Pope hopes for opening of Turkey-Armenia border

Pope hopes for opening of Turkey-Armenia border

ANKARA – Anadolu Agency
Pope hopes for opening of Turkey-Armenia border

In this photo provided by Vatican newspaper L'Osservatore Romano, Pope Francis, meets with refugee children in Istanbul, Nov. 30. AP Photo

Pope Francis has voiced his hope for the opening of the Turkey-Armenia border, during a flight back to Rome after a three-day visit to Turkey.

The pope voiced hope that gestures over the coming anniversary year of the 1915 incidents would bring the two nations closer together, and he specifically voiced hope that Turkey would open its border with Armenia.

According to a report by the Catholic News Service, Francis praised Turkish President Recep Tayyip Erdoğan’s statement in 2014 regarding the 1915 incidents as an “outstretched hand,” and expressed his hope that the border gates, which have been closed for two decades, would be opened.

Turkey closed its border with Armenia in 1993 following the escalation of the latter’s conflict with Azerbaijan over the Nagorno-Karabakh region.

Francis said he told Erdoğan that “it would be wonderful if all the Muslim leaders of the world – political, religious and academic, spoke up clearly and condemned” violence that damages Islam, according to Agence France-Presse.

“That would help the majority of Muslims if that came from the mouths of these political, religious and academic leaders. We all have need of a global condemnation,” Francis said.

The pope acknowledged that current global crises had generated a danger of all Muslims being tarred with the same brush.

Francis attacked those who say “all Muslims are terrorists,” adding: “As we cannot say that all Christians are fundamentalists.”

In a hugely symbolic moment, the pope during a visit Nov. 29 to Istanbul’s Sultan Ahmet mosque – better known abroad as the Blue Mosque – turned toward Mecca and stood in two minutes of reflection next to a top Islamic cleric.

“I prayed for peace, for Turkey, for everyone, for myself. It was a moment of sincere prayer,” the pontiff later said about the gesture.

His trip was marked by crowds far thinner than during previous visits abroad but also by the heaviest security, which extended to positioning snipers on the balconies of mosque minarets.

Turkey’s Christian community is tiny – just 80,000 in a country of some 75 million Muslims – and only a small proportion of these are Catholics.

Pope Francis’s trip was less controversial than the last by a pontiff – the visit by his predecessor Benedict XVI in 2006 was overshadowed by remarks he had previously made deemed to be anti-Islamic.
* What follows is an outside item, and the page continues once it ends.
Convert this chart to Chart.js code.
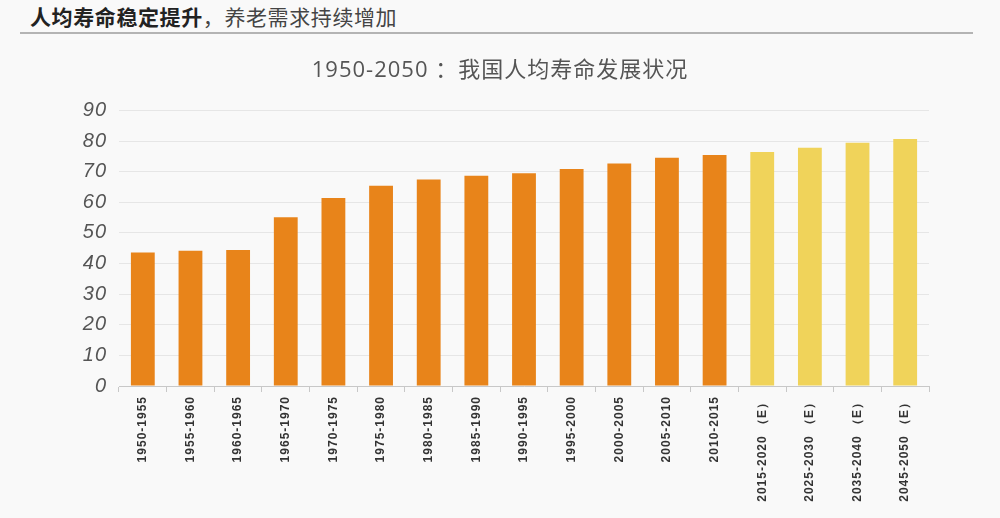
<!DOCTYPE html>
<html>
<head>
<meta charset="utf-8">
<script src="https://cdn.jsdelivr.net/npm/chart.js@4"></script>
<style>
  html, body { margin: 0; padding: 0; background: #f9f9f9; }
  #head { position: absolute; left: 30px; top: 1px; font: 21px "Noto Sans CJK SC"; color: #444; letter-spacing: 0.6px; }
  #head b { color: #222; }
  #rule { position: absolute; left: 20px; top: 32px; width: 953px; height: 0; border-top: 2px solid #b4b4b4; }
  #wrap { position: absolute; left: 0; top: 40px; width: 1000px; height: 478px; }
</style>
</head>
<body>
<div id="head"><b>人均寿命稳定提升</b>，养老需求持续增加</div>
<div id="rule"></div>
<div id="wrap"><canvas id="lifeChart"></canvas></div>
<script>
// periods, life expectancy (years), estimated periods marked (E)
const periods = ["1950-1955", "1955-1960", "1960-1965", "1965-1970", "1970-1975", "1975-1980",
  "1980-1985", "1985-1990", "1990-1995", "1995-2000", "2000-2005", "2005-2010", "2010-2015",
  "2015-2020 （E）", "2025-2030 （E）", "2035-2040 （E）", "2045-2050 （E）"];
const lifeExp = [43.6, 44.2, 44.4, 55.1, 61.4, 65.4, 67.4, 68.7, 69.5, 70.9, 72.7, 74.5, 75.4,
  76.4, 77.8, 79.4, 80.7];
const estimated = [false, false, false, false, false, false, false, false, false, false, false, false, false,
  true, true, true, true];
const yTicks = [0, 10, 20, 30, 40, 50, 60, 70, 80, 90];

const barColors = estimated.map(e => e ? "#f0d35a" : "#e8841a");

// the source chart's text is a little spaced out
const spacing = {
  id: "spacing",
  beforeDraw(chart) { chart.ctx.letterSpacing = "1px"; }
};

new Chart("lifeChart", {
  type: "bar",
  data: {
    labels: periods,
    datasets: [{
      data: lifeExp,
      backgroundColor: barColors,
      barPercentage: 0.5,
      categoryPercentage: 1
    }]
  },
  plugins: [spacing],
  options: {
    responsive: true,
    maintainAspectRatio: false,
    animation: false,
    plugins: {
      legend: { display: false },
      tooltip: { enabled: false },
      title: {
        display: true,
        text: "1950-2050 ：我国人均寿命发展状况",
        color: "#555",
        font: { family: "'Open Sans', 'Noto Sans CJK SC'", size: 22, weight: "normal" },
        padding: { top: 18, bottom: 26 }
      }
    },
    scales: {
      y: {
        min: 0,
        max: 90,
        afterFit: s => { s.width = 119; },
        afterBuildTicks: s => { s.ticks = yTicks.map(v => ({ value: v })); },
        border: { display: false },
        grid: { color: "#e6e6e6", drawTicks: false },
        ticks: {
          padding: 12,
          color: "#555",
          font: { family: "Liberation Sans", size: 20, style: "italic" }
        }
      },
      // empty right-hand margin, keeps the title centred on the page
      yRight: {
        position: "right",
        min: 0,
        max: 90,
        afterFit: s => { s.width = 71; },
        border: { display: false },
        grid: { display: false },
        ticks: { display: false }
      },
      x: {
        afterFit: s => { s.height = 132; },
        border: { color: "#c8c8c8" },
        grid: { drawOnChartArea: false, color: "#c8c8c8", tickLength: 6, offset: true },
        ticks: {
          minRotation: 90,
          maxRotation: 90,
          autoSkip: false,
          padding: 4,
          color: "#333",
          font: { family: "Liberation Sans", size: 12, weight: "bold" }
        }
      }
    }
  }
});
</script>
</body>
</html>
In a rare joint plea, the pope and Orthodox Greek Patriarch Bartholomew spoke out against anti-Christian violence, saying the world could not stand by and allow “a Middle East without Christians.”

“We cannot resign ourselves to a Middle East without Christians, who have professed the name of Jesus there for 2,000 years,” the church leaders said, adding that the “terrible situation” of Christians calls “for an appropriate response on the part of the international community.”

The Argentine leader of the world’s Catholics denounced what he termed the current wave of “Christianophobia” in the Middle East, accusing Islamist radicals of “hunting” Christians while certain officials acted as if “they did not want any left in these countries.”  The pontiff did not specify which countries he was referring to.

On the final day of his first visit to Turkey, Francis urged an end to the millennium-old schism between the Orthodox and Catholic Churches and said this was all the more urgent due to the violence against Christians by Islamic State of Iraq and the Levant (ISIL) extremists.

Early Nov. 30 he attended a divine liturgy led by Bartholomew, the “first among equals” of an estimated 300 million Orthodox believers.

“How can we credibly proclaim the message of peace which comes from Christ if there continues to be rivalry and disagreement between us?” he said in an address at the Orthodox Patriarchate.

Bartholomew for his part said that while the road to full communion would be “perhaps lengthy and sometimes even rugged” it was irreversible.

He echoed the pope’s comments that the violence against Christians had made this more pressing. “We no longer have the luxury of isolated action.” The two church leaders also called on the parties involved in the Ukraine conflict “to pursue the path of dialogue and of respect for international law.”

The pope and Bartholomew have in the last months worked hard for a rapprochement between the eastern and western churches which have been split since the schism of 1054.

Bartholomew, who commands considerable respect beyond the Orthodox Church, holds an office that dates back to the early days of the Byzantine Empire, over a millennium before the Ottoman conquest of Constantinople in 1453.

During a prayer service Nov. 29, the pope bowed his head and asked Bartholomew to kiss him on his brow, in a remarkable sign of humility toward the patriarch.